At Zeal we’ll continue our decade-long quest to really understand gold stocks, and what drives them, at a deep level. Knowledge is power, and as always in the financial markets the biggest profits over the long term will accrue to those who are the most diligent in seeking understanding. Yet you can share in the valuable fruits of our research for an infinitesimal fraction of the costs we bear. Subscribe today to our acclaimed monthly newsletter!

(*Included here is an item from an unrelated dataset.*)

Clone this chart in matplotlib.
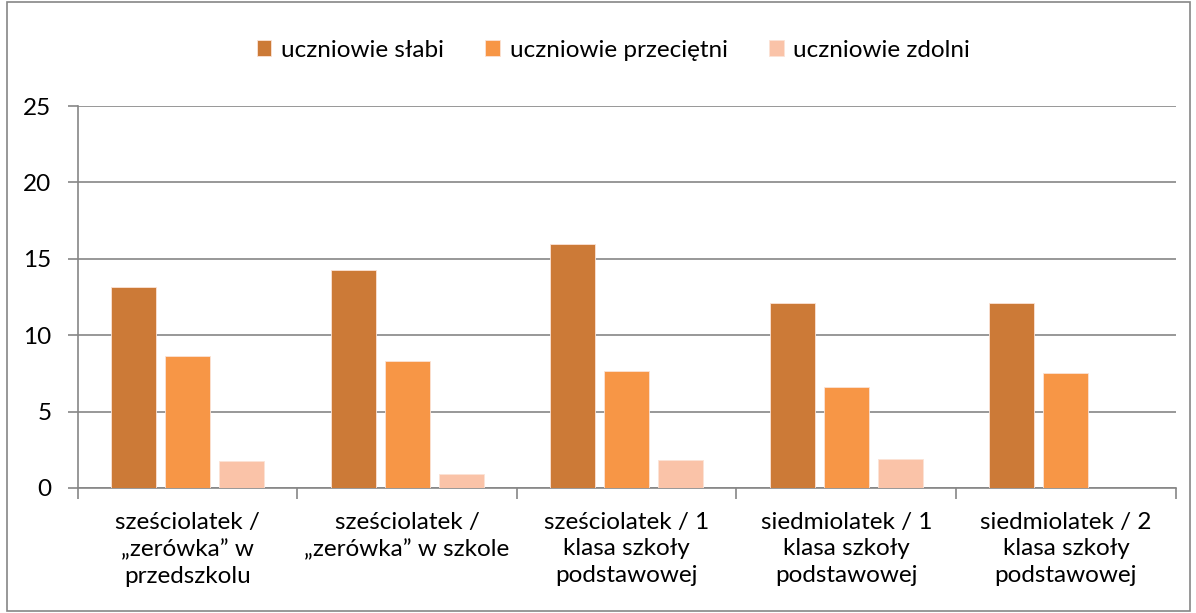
import numpy as np
import matplotlib.pyplot as plt
from matplotlib.patches import Rectangle

plt.rcParams['font.family'] = ['Lato', 'DejaVu Sans']

categories = ['sześciolatek /\n„zerówka” w\nprzedszkolu',
              'sześciolatek /\n„zerówka” w szkole',
              'sześciolatek / 1\nklasa szkoły\npodstawowej',
              'siedmiolatek / 1\nklasa szkoły\npodstawowej',
              'siedmiolatek / 2\nklasa szkoły\npodstawowej']
series = ['uczniowie słabi', 'uczniowie przeciętni', 'uczniowie zdolni']
slabi = [13.15, 14.27, 16.0, 12.09, 12.09]
przecietni = [8.62, 8.29, 7.64, 6.61, 7.53]
zdolni = [1.77, 0.94, 1.83, 1.90, 0.0]
colors = ['#CC7A37', '#F79646', '#FAC3A8']

fig = plt.figure(figsize=(11.96, 6.13), dpi=100)
ax = fig.add_axes([0.065, 0.204, 0.918, 0.623])

x = np.arange(len(categories))
w = 0.205
step = 0.246
for i, (vals, lab) in enumerate(zip([slabi, przecietni, zdolni], series)):
    ax.bar(x + (i - 1) * step, vals, w, color=colors[i], label=lab,
           edgecolor='#FBE3D6', linewidth=0.6, zorder=3)

grid_c = '#868686'
fs = 17.5
ax.set_xlim(-0.5, len(categories) - 0.5)
ax.set_ylim(0, 25)
ax.set_yticks(np.arange(0, 26, 5))
ax.yaxis.grid(True, color=grid_c, linewidth=1.2, zorder=0)
ax.tick_params(axis='y', length=7, width=1.2, color=grid_c, labelsize=fs, pad=12)
ax.set_xticks(x)
ax.set_xticklabels(categories, fontsize=fs, linespacing=1.33)
ax.tick_params(axis='x', length=0, labelsize=fs, pad=17)
ax.set_xticks(np.arange(-0.5, len(categories)), minor=True)
ax.tick_params(axis='x', which='minor', length=8, width=1.2, color=grid_c)
for s in ['top', 'right']:
    ax.spines[s].set_visible(False)
for s in ['left', 'bottom']:
    ax.spines[s].set_color(grid_c)
    ax.spines[s].set_linewidth(1.2)

ax.legend(loc='center', bbox_to_anchor=(0.513, 0.918), bbox_transform=fig.transFigure,
          ncol=3, frameon=False, fontsize=fs, handlelength=0.6, handleheight=0.6,
          handletextpad=0.4, columnspacing=1.7)

fig.patches.append(Rectangle((0.006, 0.003), 0.989, 0.994, transform=fig.transFigure,
                             fill=False, edgecolor='#868686', linewidth=1.2))

fig.savefig('out.png', dpi=100)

We also just finished a deep 3-month study of the universe of junior gold stocks. These small explorers are the riskiest stocks of the gold realm, many will totally fail but a few will achieve dazzling success and earn fortunes for their owners. We painstakingly whittled down the multitudes of junior golds to our 12 favorites, those we believe have the best prospects for success for fundamental reasons. And we just published a comprehensive new 25-page report profiling each of these elite companies. Buy it today!
The bottom line is gold-stock valuations are indeed gradually contracting on balance, just as we contrarians expected back in the early 2000s. The secular gold bull is driving such large profits increases for the gold-mining sector that valuations have plunged despite radically higher gold-stock prices. As gold powers higher, this trend should continue. Gold stocks’ future earnings potential in a gold bull is vast.
In addition gold stocks are not only reasonable today in P/E terms, but very cheap relative to prevailing gold prices. Sooner or later this residual stock-panic discount will totally vanish. Ultimately over the long term, all stock prices gravitate to their underlying companies’ earnings. And since the gold price controls the gold miners’ future profits, their stocks will continue to follow and leverage gold as always.